На здании «Детского Мира» огромное стекло с рекламой живой: байковые портянки «Святогор». Сидит на лавке кучерявый мо́лодец, де́вица-краса опускается перед ним на колено с новою портянкой в руках. И под треньканье балалайки, под всхлипы гармоники протягивает молодец босую ногу свою. Девица оборачивает ее портянкой, натягивает сапог. Голос: «Портянки торгового товарищества «Святогор». Ваша нога будет как в люльке!
Это деталь, а вот важнейшее из той розановской статьи: Комяга спрашивает пророчицу Прасковью, что будет с Россией. Она отвечает: «С Россией будет ничего». Понимай как знаешь: то ли «ничего» в смысле — вылезем, как в приключении Бисмарка, то ли «ничего» как ничто, уничтожение. Так Сорокин обыграл давние розановские слюни о России.

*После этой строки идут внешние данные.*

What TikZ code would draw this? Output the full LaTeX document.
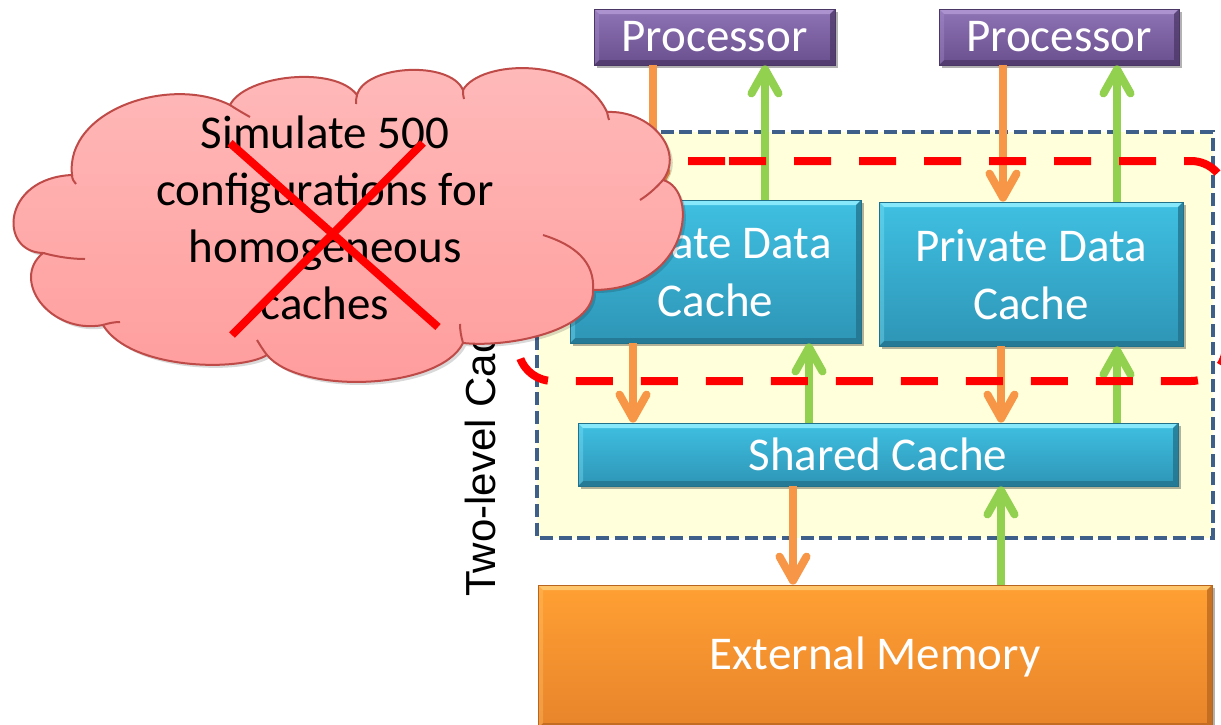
\documentclass[tikz,border=0pt]{standalone}
\usepackage{fontspec}
\setmainfont{Carlito}
\newfontfamily\labelfont{Liberation Sans}
\usetikzlibrary{arrows.meta,shadows}

% box colours: top / bottom of the gradient, light bevel, dark bevel
\definecolor{procTop}{HTML}{8F74B6}
\definecolor{procBot}{HTML}{6A4F8E}
\definecolor{procLight}{HTML}{AC93D0}
\definecolor{procDark}{HTML}{4B3766}
\definecolor{cacheTop}{HTML}{3FC0E2}
\definecolor{cacheBot}{HTML}{2E95B6}
\definecolor{cacheLight}{HTML}{86E8FA}
\definecolor{cacheDark}{HTML}{22718A}
\definecolor{memTop}{HTML}{FFA033}
\definecolor{memBot}{HTML}{E8842B}
\definecolor{memLight}{HTML}{FFC56B}
\definecolor{memDark}{HTML}{B8661F}
% connectors, group frame, note cloud
\definecolor{reqOrange}{HTML}{F79646}
\definecolor{respGreen}{HTML}{92D050}
\definecolor{groupFill}{HTML}{FFFFDB}
\definecolor{groupLine}{HTML}{3E5F8A}
\definecolor{cloudTop}{HTML}{FFBABA}
\definecolor{cloudBot}{HTML}{FF9C9C}
\definecolor{cloudLine}{HTML}{BE4B48}

\tikzset{
  bevel/.style n args={4}{
    shade, top color=#1, bottom color=#2, draw=#4, line width=0.4pt,
    drop shadow={shadow xshift=1.5pt, shadow yshift=-1.5pt, opacity=0.3, fill=black},
    path picture={
      \fill[#3] (path picture bounding box.north west) -- (path picture bounding box.north east)
        -- ([xshift=-2.5pt,yshift=-2.5pt]path picture bounding box.north east)
        -- ([xshift=2.5pt,yshift=-2.5pt]path picture bounding box.north west) -- cycle;
      \fill[#4, opacity=0.75] (path picture bounding box.north east) -- (path picture bounding box.south east)
        -- ([xshift=-2.5pt,yshift=2.5pt]path picture bounding box.south east)
        -- ([xshift=-2.5pt,yshift=-2.5pt]path picture bounding box.north east) -- cycle;
      \fill[#4, opacity=0.75] (path picture bounding box.south west) -- (path picture bounding box.south east)
        -- ([xshift=-2.5pt,yshift=2.5pt]path picture bounding box.south east)
        -- ([xshift=2.5pt,yshift=2.5pt]path picture bounding box.south west) -- cycle;
      \fill[#3, opacity=0.35] (path picture bounding box.north west) -- (path picture bounding box.south west)
        -- ([xshift=2.5pt,yshift=2.5pt]path picture bounding box.south west)
        -- ([xshift=2.5pt,yshift=-2.5pt]path picture bounding box.north west) -- cycle;
    }
  },
  boxtext/.style={text=white, font=\fontsize{23.5pt}{29pt}\selectfont, align=center, inner sep=0pt},
  procbox/.style={bevel={procTop}{procBot}{procLight}{procDark}, boxtext},
  cachebox/.style={bevel={cacheTop}{cacheBot}{cacheLight}{cacheDark}, boxtext},
  membox/.style={bevel={memTop}{memBot}{memLight}{memDark}, boxtext},
  link/.style={line width=4pt, -{Straight Barb[length=12pt,width=13.5pt,round]}},
  request/.style={link, draw=reqOrange},
  reply/.style={link, draw=respGreen},
  groupbox/.style={draw=groupLine, fill=groupFill, line width=2pt, dash pattern=on 6.5pt off 2.8pt},
  sidelabel/.style={font=\labelfont\fontsize{21pt}{25pt}\selectfont, inner sep=0pt},
  hilite/.style={draw=red, line width=4pt, dash pattern=on 18.5pt off 14pt, rounded corners=17.5pt},
  cloudedge/.style={draw=cloudLine, line width=1pt},
  cloudtext/.style={font=\fontsize{23.5pt}{28.5pt}\selectfont, align=center, text=black, inner sep=0pt},
  crossout/.style={draw=red, line width=4pt},
}

\begin{document}
\begin{tikzpicture}[x=0.5pt, y=-0.5pt]
\useasboundingbox (0,0) rectangle (1221,724);

% frame around the two cache levels
\draw[groupbox] (537,132) rectangle (1213,538);
\node[sidelabel, rotate=90, anchor=base west] (lbl) at (495,597) {Two-level Cache};

% components
\node[procbox, minimum width=120.5pt, minimum height=28pt] (proc1) at (714.5,37) {Processor};
\node[procbox, minimum width=120pt, minimum height=28pt] (proc2) at (1059,37) {Processor};
\node[cachebox, minimum width=145.5pt, minimum height=71.5pt] (pdc1) at (715.5,271.5) {Private Data\\Cache};
\node[cachebox, minimum width=152pt, minimum height=72pt] (pdc2) at (1031,274) {Private Data\\Cache};
\node[cachebox, minimum width=300pt, minimum height=31.5pt] (shared) at (878,454.5) {Shared Cache};
\node[membox, minimum width=337pt, minimum height=71.5pt] (mem) at (875,656.5) {External Memory};

% vertical lanes of the connectors
\coordinate (laneA) at (653,0);
\coordinate (laneB) at (765,0);
\coordinate (laneC) at (1003,0);
\coordinate (laneD) at (1117,0);
\coordinate (laneE) at (633,0);
\coordinate (laneF) at (809,0);
\coordinate (laneG) at (1001,0);
\coordinate (laneH) at (793,0);

% requests go down, replies come back up
\draw[request] (proc1.south -| laneA) -- (pdc1.north -| laneA);
\draw[reply]   (pdc1.north -| laneB) -- (proc1.south -| laneB);
\draw[request] (proc2.south -| laneC) -- (pdc2.north -| laneC);
\draw[reply]   (pdc2.north -| laneD) -- (proc2.south -| laneD);
\draw[request] (pdc1.south -| laneE) -- (shared.north -| laneE);
\draw[reply]   (shared.north -| laneF) -- (pdc1.south -| laneF);
\draw[request] (pdc2.south -| laneG) -- (shared.north -| laneG);
\draw[reply]   (shared.north -| laneD) -- (pdc2.south -| laneD);
\draw[request] (shared.south -| laneH) -- (mem.north -| laneH);
\draw[reply]   (mem.north -| laneG) -- (shared.south -| laneG);

% private level highlighted
\draw[hilite] (694,161) -- (1226,161) -- (1226,381) -- (518,381) -- (518,161) -- cycle;

% note cloud, one bezier per puff
\path[preaction={fill=black, opacity=0.15, transform canvas={shift={(1.5pt,-1.5pt)}}},
      top color=cloudTop, bottom color=cloudBot, cloudedge]
  (43,253) .. controls (-2,252) and (2,178) .. (72,175)
  .. controls (65,110) and (170,75) .. (230,105)
  .. controls (245,75) and (335,65) .. (357,95)
  .. controls (365,65) and (450,60) .. (463,90)
  .. controls (480,60) and (580,55) .. (607,112)
  .. controls (650,110) and (685,150) .. (663,180)
  .. controls (700,190) and (690,290) .. (593,290)
  .. controls (595,330) and (510,348) .. (463,343)
  .. controls (440,390) and (300,395) .. (267,355)
  .. controls (240,372) and (130,370) .. (103,325)
  .. controls (50,335) and (10,280) .. (43,253)
  -- cycle;
% inner folds of the cloud
\draw[cloudedge] (43,253) .. controls (58,257) and (72,259) .. (85,259);
\draw[cloudedge] (72,175) .. controls (72,179) and (74,182) .. (76,184);
\draw[cloudedge] (230,105) .. controls (236,109) and (243,113) .. (250,117);
\draw[cloudedge] (357,95) .. controls (356,98) and (356,101) .. (356,104);
\draw[cloudedge] (463,90) .. controls (463,93) and (463,96) .. (464,99);
\draw[cloudedge] (607,112) .. controls (608,115) and (608,118) .. (609,120);
\draw[cloudedge] (663,180) .. controls (656,188) and (648,195) .. (640,200);
\draw[cloudedge] (543,235) .. controls (575,245) and (595,262) .. (593,290);
\draw[cloudedge] (463,343) .. controls (461,336) and (460,330) .. (460,324);
\draw[cloudedge] (267,355) .. controls (263,350) and (260,345) .. (257,340);
\draw[cloudedge] (103,325) .. controls (109,323) and (115,322) .. (120,322);

\node[cloudtext] (note) at (325,217.5) {Simulate 500\\configurations for\\homogeneous\\caches};

% struck out
\coordinate (xA) at (230,143);
\coordinate (xB) at (438,327);
\coordinate (xC) at (423,143);
\coordinate (xD) at (232,335);
\draw[crossout] (xA) -- (xB);
\draw[crossout] (xC) -- (xD);
\end{tikzpicture}
\end{document}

Впрочем, и у Сорокина не без идиллии. Главный кайф схватывают в бане (и это опять же Розанов, написавший однажды, что русская баня лучше английского парламента). Там физически материализуется опричное братство — путем гомосексуальной «групповухи», именуемой «гусеница». Подробности — у Сорокина, цитировать не буду. В то же время — это Эйзенштейн, вторая серия «Ивана Грозного», пляска опричников с личиной: сцена с несомненной гомосексуальной окраской. Правда, затем опричный «Батя» приказывает другую игру: сверлить под столом друг друга дрелью — вслепую, кто в кого попадет. Так что русское братство в конечном счете — сомнительная штука.
Откуда пошли эти разговоры о русских как братском, христиански ориентированном народе? От Достоевского, конечно, и вот как их траспонировал Освальд Шпенглер во втором томе «Заката Европы»:
Человек Запада смотрит вверх, русский смотрит вдаль, на горизонт. Так что порыв того и другого в глубину следует различать в том отношении, что у первого есть страсть порыва во все стороны в бесконечном пространстве, а у второго — самоотчуждение, пока «оно» в человеке не сливается с безграничной равниной. Точно так же понимает русский и слова «человек» и «брат»: человечество так же представляется ему равниной… Он просто не видит звезд, он видит один только горизонт. Вместо небесного купола он видит небесный откос < … >. Под этим низким небом не существует никакого «я». «Все виноваты во всем» — вот основное метафизическое ощущение всех творений Достоевского. Поэтому и должен Иван Карамазов назваться убийцей, хотя убил другой. Преступник «несчастный» — это полнейшей отрицание фаустовской персональной ответственности. В русской мистике нет ничего от того устремленного вверх горения готики, Рембрандта, Бетховена, горения, которое может дойти до штурмующего небеса ликования. Бог здесь — это не глубина лазури там, в вышине. Мистическая русская любовь — это любовь равнины, любовь к таким же угнетенным братьям, и всё понизу, по земле, по земле: любовь к бедным мучимым животным, которые по ней блуждают, к растениям, и никогда — к птицам и звездам. Русская «воля» значит прежде всего отсутствие долженствования, состояние свободы, причем не для чего-то, но от чего-то, и прежде всего от обязанности личного деяния.
Что-то не замечалось, что русские так уж любят животных. Матвей Родионович Павлюченко у Бабеля говорит: слонов у нас не водится, нам лошадку подавай на вечную муку.